SOURCE EXCERPT
··········

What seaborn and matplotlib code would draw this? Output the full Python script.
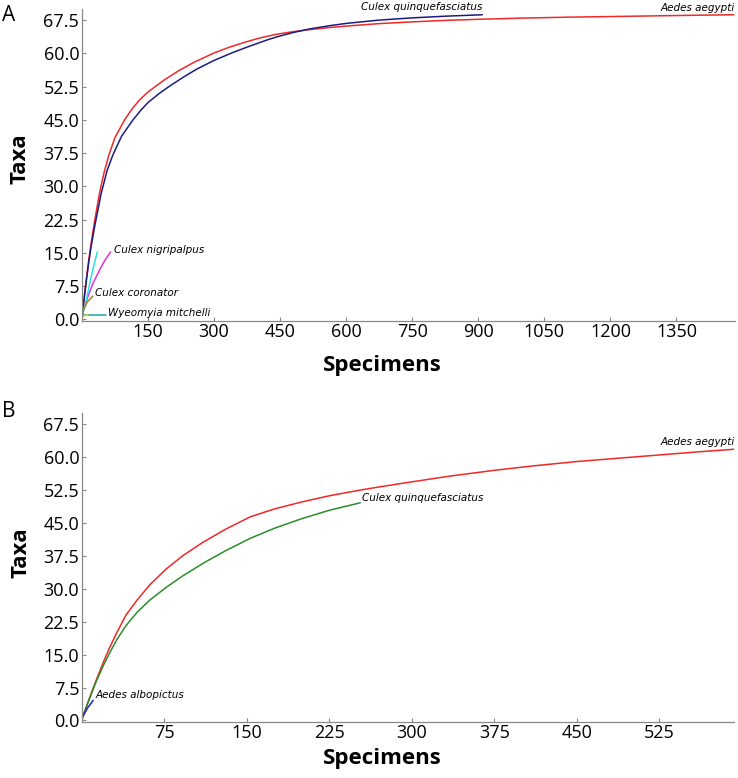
import matplotlib
matplotlib.use('Agg')
import matplotlib.pyplot as plt
import numpy as np
import seaborn as sns

# Panel A: rarefaction curves (specimens vs taxa)
aeg_a_x = [0, 1, 3, 6, 10, 15, 21, 29, 40, 50, 61, 75, 97, 115, 130, 148, 165, 190, 220, 255, 298, 335,
           370, 405, 442, 480, 517, 560, 600, 675, 750, 830, 909, 1000, 1100, 1200, 1300, 1400, 1480]
aeg_a_y = [0, 1, 2.9, 5.6, 9, 13, 17.2, 22.3, 28.5, 33.0, 37.0, 41.0, 45, 47.6, 49.4, 51.1, 52.4, 54.2,
           56.1, 58.0, 60, 61.4, 62.5, 63.5, 64.3, 64.9, 65.35, 65.8, 66.15, 66.7, 67.1, 67.45, 67.7,
           67.95, 68.15, 68.3, 68.45, 68.6, 68.7]
quinq_a_x = [0, 1, 3, 6, 10, 15, 21, 30, 44, 57, 70, 90, 116, 135, 150, 175, 199, 230, 260, 300, 343,
             375, 400, 420, 442, 480, 517, 560, 600, 675, 750, 830, 909]
quinq_a_y = [0, 1, 2.9, 5.5, 8.7, 12.5, 16.5, 21.5, 28.5, 33.5, 37, 41.3, 45, 47.3, 48.9, 50.9, 52.6,
             54.6, 56.4, 58.4, 60.2, 61.4, 62.3, 63.0, 63.7, 64.7, 65.5, 66.2, 66.75, 67.5, 68.0, 68.4, 68.7]
nigri_x = [1, 2, 6, 13.6, 25, 40, 52, 65]
nigri_y = [1, 1.35, 3.0, 5.1, 8.1, 11.1, 13.3, 15.2]
cyan_x = [1, 5, 10, 21, 28, 35]
cyan_y = [1, 2.3, 4.4, 9.6, 12.5, 15.2]
coron_x = [1, 3.8, 12, 25]
coron_y = [1, 2.1, 3.9, 5.25]
wyeo_x = [1, 55]
wyeo_y = [1, 1]
yellow_x = [0, 14]
yellow_y = [0.6, 1]

# Panel B
aeg_b_x = [0, 1, 3, 6, 10, 13.5, 20, 25, 31.7, 40, 50, 62, 77, 92, 110, 130, 153, 175, 200, 225, 253,
           275, 298, 335, 375, 410, 450, 490, 525, 560, 593]
aeg_b_y = [0, 1, 2.4, 4.5, 7.2, 9.5, 13.6, 16.5, 20.0, 24.0, 27.4, 31.0, 34.6, 37.6, 40.6, 43.5, 46.4,
           48.2, 49.8, 51.2, 52.5, 53.4, 54.3, 55.7, 57.0, 58.0, 59.0, 59.8, 60.5, 61.2, 61.8]
quinq_b_x = [0, 1, 3, 6, 10, 13.5, 20, 25, 31.7, 40, 50, 62, 77, 92, 110, 130, 153, 175, 200, 225, 253]
quinq_b_y = [0, 1, 2.4, 4.4, 7.0, 9.2, 12.8, 15.3, 18.4, 21.6, 24.6, 27.5, 30.4, 33.0, 35.8, 38.6, 41.5,
             43.8, 46.0, 47.9, 49.6]
albo_x = [1, 5, 10.3]
albo_y = [1, 2.8, 4.6]

yticks = [0.0, 7.5, 15.0, 22.5, 30.0, 37.5, 45.0, 52.5, 60.0, 67.5]
xticks_a = [150, 300, 450, 600, 750, 900, 1050, 1200, 1350]
xticks_b = [75, 150, 225, 300, 375, 450, 525]

sns.set_style('white')
plt.rcParams['font.family'] = ['Open Sans', 'DejaVu Sans']
plt.rcParams['text.color'] = 'black'
plt.rcParams['axes.labelcolor'] = 'black'
plt.rcParams['xtick.labelcolor'] = 'black'
plt.rcParams['ytick.labelcolor'] = 'black'

fig = plt.figure(figsize=(7.38, 7.78), dpi=100)
ax_a = fig.add_axes([0.111, 0.588, 0.885, 0.401])
ax_b = fig.add_axes([0.111, 0.0724, 0.884, 0.397])

lab = dict(fontsize=7.5, style='italic', family='DejaVu Sans', color='black')


def style_axis(ax, xticks, xlim, label_y, taxa_y):
    ax.set_ylim(-0.27, 70.1)
    ax.set_xlim(*xlim)
    ax.set_yticks(yticks)
    ax.set_yticklabels([f'{v:.1f}' for v in yticks])
    ax.set_xticks(xticks)
    ax.tick_params(axis='both', direction='in', length=3, width=0.8, color='#888888',
                   labelcolor='black', labelsize=13, pad=2, bottom=True, left=True)
    for s in ['top', 'right']:
        ax.spines[s].set_visible(False)
    for s in ['left', 'bottom']:
        ax.spines[s].set_color('#888888')
        ax.spines[s].set_linewidth(0.9)
    ax.set_xlabel('Specimens', fontsize=16, fontweight='bold', color='black')
    ax.set_ylabel('Taxa', fontsize=16, fontweight='bold', color='black')
    ax.xaxis.set_label_coords(0.46, label_y)
    ax.yaxis.set_label_coords(-0.078, taxa_y)


# panel A
sns.lineplot(x=aeg_a_x, y=aeg_a_y, ax=ax_a, color='#f02828', lw=1.1)
sns.lineplot(x=quinq_a_x, y=quinq_a_y, ax=ax_a, color='#1c1c80', lw=1.1)
sns.lineplot(x=nigri_x, y=nigri_y, ax=ax_a, color='#e030e0', lw=1.1)
sns.lineplot(x=cyan_x, y=cyan_y, ax=ax_a, color='#30e0e8', lw=1.1)
sns.lineplot(x=coron_x, y=coron_y, ax=ax_a, color='#a08030', lw=1.1)
sns.lineplot(x=wyeo_x, y=wyeo_y, ax=ax_a, color='#20a0a8', lw=1.1)
sns.lineplot(x=yellow_x, y=yellow_y, ax=ax_a, color='#e8d820', lw=1.1)
style_axis(ax_a, xticks_a, (0, 1483), -0.112, 0.52)

ax_a.text(909, 69.4, 'Culex quinquefasciatus', ha='right', va='bottom', clip_on=False, **lab)
ax_a.text(1483, 69.0, 'Aedes aegypti', ha='right', va='bottom', clip_on=False, **lab)
ax_a.text(73, 15.75, 'Culex nigripalpus', ha='left', va='center', **lab)
ax_a.text(29, 6.0, 'Culex coronator', ha='left', va='center', **lab)
ax_a.text(59, 1.5, 'Wyeomyia mitchelli', ha='left', va='center', **lab)

# panel B
sns.lineplot(x=aeg_b_x, y=aeg_b_y, ax=ax_b, color='#f02828', lw=1.1)
sns.lineplot(x=quinq_b_x, y=quinq_b_y, ax=ax_b, color='#2a8c2a', lw=1.1)
sns.lineplot(x=albo_x, y=albo_y, ax=ax_b, color='#2020d0', lw=1.1)
style_axis(ax_b, xticks_b, (0, 593), -0.085, 0.546)

ax_b.text(593, 62.2, 'Aedes aegypti', ha='right', va='bottom', clip_on=False, **lab)
ax_b.text(255, 50.6, 'Culex quinquefasciatus', ha='left', va='center', **lab)
ax_b.text(12, 5.7, 'Aedes albopictus', ha='left', va='center', **lab)

fig.text(0.003, 0.98, 'A', fontsize=15, ha='left', va='center', color='black')
fig.text(0.003, 0.471, 'B', fontsize=15, ha='left', va='center', color='black')

fig.savefig('out.png', dpi=100)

··········

Make an exact copy of the data above, pictures excluded.

What seaborn and matplotlib code would draw this? Output the full Python script.
import matplotlib
matplotlib.use('Agg')
import matplotlib.pyplot as plt
import numpy as np
import seaborn as sns

# Panel A: rarefaction curves (specimens vs taxa)
aeg_a_x = [0, 1, 3, 6, 10, 15, 21, 29, 40, 50, 61, 75, 97, 115, 130, 148, 165, 190, 220, 255, 298, 335,
           370, 405, 442, 480, 517, 560, 600, 675, 750, 830, 909, 1000, 1100, 1200, 1300, 1400, 1480]
aeg_a_y = [0, 1, 2.9, 5.6, 9, 13, 17.2, 22.3, 28.5, 33.0, 37.0, 41.0, 45, 47.6, 49.4, 51.1, 52.4, 54.2,
           56.1, 58.0, 60, 61.4, 62.5, 63.5, 64.3, 64.9, 65.35, 65.8, 66.15, 66.7, 67.1, 67.45, 67.7,
           67.95, 68.15, 68.3, 68.45, 68.6, 68.7]
quinq_a_x = [0, 1, 3, 6, 10, 15, 21, 30, 44, 57, 70, 90, 116, 135, 150, 175, 199, 230, 260, 300, 343,
             375, 400, 420, 442, 480, 517, 560, 600, 675, 750, 830, 909]
quinq_a_y = [0, 1, 2.9, 5.5, 8.7, 12.5, 16.5, 21.5, 28.5, 33.5, 37, 41.3, 45, 47.3, 48.9, 50.9, 52.6,
             54.6, 56.4, 58.4, 60.2, 61.4, 62.3, 63.0, 63.7, 64.7, 65.5, 66.2, 66.75, 67.5, 68.0, 68.4, 68.7]
nigri_x = [1, 2, 6, 13.6, 25, 40, 52, 65]
nigri_y = [1, 1.35, 3.0, 5.1, 8.1, 11.1, 13.3, 15.2]
cyan_x = [1, 5, 10, 21, 28, 35]
cyan_y = [1, 2.3, 4.4, 9.6, 12.5, 15.2]
coron_x = [1, 3.8, 12, 25]
coron_y = [1, 2.1, 3.9, 5.25]
wyeo_x = [1, 55]
wyeo_y = [1, 1]
yellow_x = [0, 14]
yellow_y = [0.6, 1]

# Panel B
aeg_b_x = [0, 1, 3, 6, 10, 13.5, 20, 25, 31.7, 40, 50, 62, 77, 92, 110, 130, 153, 175, 200, 225, 253,
           275, 298, 335, 375, 410, 450, 490, 525, 560, 593]
aeg_b_y = [0, 1, 2.4, 4.5, 7.2, 9.5, 13.6, 16.5, 20.0, 24.0, 27.4, 31.0, 34.6, 37.6, 40.6, 43.5, 46.4,
           48.2, 49.8, 51.2, 52.5, 53.4, 54.3, 55.7, 57.0, 58.0, 59.0, 59.8, 60.5, 61.2, 61.8]
quinq_b_x = [0, 1, 3, 6, 10, 13.5, 20, 25, 31.7, 40, 50, 62, 77, 92, 110, 130, 153, 175, 200, 225, 253]
quinq_b_y = [0, 1, 2.4, 4.4, 7.0, 9.2, 12.8, 15.3, 18.4, 21.6, 24.6, 27.5, 30.4, 33.0, 35.8, 38.6, 41.5,
             43.8, 46.0, 47.9, 49.6]
albo_x = [1, 5, 10.3]
albo_y = [1, 2.8, 4.6]

yticks = [0.0, 7.5, 15.0, 22.5, 30.0, 37.5, 45.0, 52.5, 60.0, 67.5]
xticks_a = [150, 300, 450, 600, 750, 900, 1050, 1200, 1350]
xticks_b = [75, 150, 225, 300, 375, 450, 525]

sns.set_style('white')
plt.rcParams['font.family'] = ['Open Sans', 'DejaVu Sans']
plt.rcParams['text.color'] = 'black'
plt.rcParams['axes.labelcolor'] = 'black'
plt.rcParams['xtick.labelcolor'] = 'black'
plt.rcParams['ytick.labelcolor'] = 'black'

fig = plt.figure(figsize=(7.38, 7.78), dpi=100)
ax_a = fig.add_axes([0.111, 0.588, 0.885, 0.401])
ax_b = fig.add_axes([0.111, 0.0724, 0.884, 0.397])

lab = dict(fontsize=7.5, style='italic', family='DejaVu Sans', color='black')


def style_axis(ax, xticks, xlim, label_y, taxa_y):
    ax.set_ylim(-0.27, 70.1)
    ax.set_xlim(*xlim)
    ax.set_yticks(yticks)
    ax.set_yticklabels([f'{v:.1f}' for v in yticks])
    ax.set_xticks(xticks)
    ax.tick_params(axis='both', direction='in', length=3, width=0.8, color='#888888',
                   labelcolor='black', labelsize=13, pad=2, bottom=True, left=True)
    for s in ['top', 'right']:
        ax.spines[s].set_visible(False)
    for s in ['left', 'bottom']:
        ax.spines[s].set_color('#888888')
        ax.spines[s].set_linewidth(0.9)
    ax.set_xlabel('Specimens', fontsize=16, fontweight='bold', color='black')
    ax.set_ylabel('Taxa', fontsize=16, fontweight='bold', color='black')
    ax.xaxis.set_label_coords(0.46, label_y)
    ax.yaxis.set_label_coords(-0.078, taxa_y)


# panel A
sns.lineplot(x=aeg_a_x, y=aeg_a_y, ax=ax_a, color='#f02828', lw=1.1)
sns.lineplot(x=quinq_a_x, y=quinq_a_y, ax=ax_a, color='#1c1c80', lw=1.1)
sns.lineplot(x=nigri_x, y=nigri_y, ax=ax_a, color='#e030e0', lw=1.1)
sns.lineplot(x=cyan_x, y=cyan_y, ax=ax_a, color='#30e0e8', lw=1.1)
sns.lineplot(x=coron_x, y=coron_y, ax=ax_a, color='#a08030', lw=1.1)
sns.lineplot(x=wyeo_x, y=wyeo_y, ax=ax_a, color='#20a0a8', lw=1.1)
sns.lineplot(x=yellow_x, y=yellow_y, ax=ax_a, color='#e8d820', lw=1.1)
style_axis(ax_a, xticks_a, (0, 1483), -0.112, 0.52)

ax_a.text(909, 69.4, 'Culex quinquefasciatus', ha='right', va='bottom', clip_on=False, **lab)
ax_a.text(1483, 69.0, 'Aedes aegypti', ha='right', va='bottom', clip_on=False, **lab)
ax_a.text(73, 15.75, 'Culex nigripalpus', ha='left', va='center', **lab)
ax_a.text(29, 6.0, 'Culex coronator', ha='left', va='center', **lab)
ax_a.text(59, 1.5, 'Wyeomyia mitchelli', ha='left', va='center', **lab)

# panel B
sns.lineplot(x=aeg_b_x, y=aeg_b_y, ax=ax_b, color='#f02828', lw=1.1)
sns.lineplot(x=quinq_b_x, y=quinq_b_y, ax=ax_b, color='#2a8c2a', lw=1.1)
sns.lineplot(x=albo_x, y=albo_y, ax=ax_b, color='#2020d0', lw=1.1)
style_axis(ax_b, xticks_b, (0, 593), -0.085, 0.546)

ax_b.text(593, 62.2, 'Aedes aegypti', ha='right', va='bottom', clip_on=False, **lab)
ax_b.text(255, 50.6, 'Culex quinquefasciatus', ha='left', va='center', **lab)
ax_b.text(12, 5.7, 'Aedes albopictus', ha='left', va='center', **lab)

fig.text(0.003, 0.98, 'A', fontsize=15, ha='left', va='center', color='black')
fig.text(0.003, 0.471, 'B', fontsize=15, ha='left', va='center', color='black')

fig.savefig('out.png', dpi=100)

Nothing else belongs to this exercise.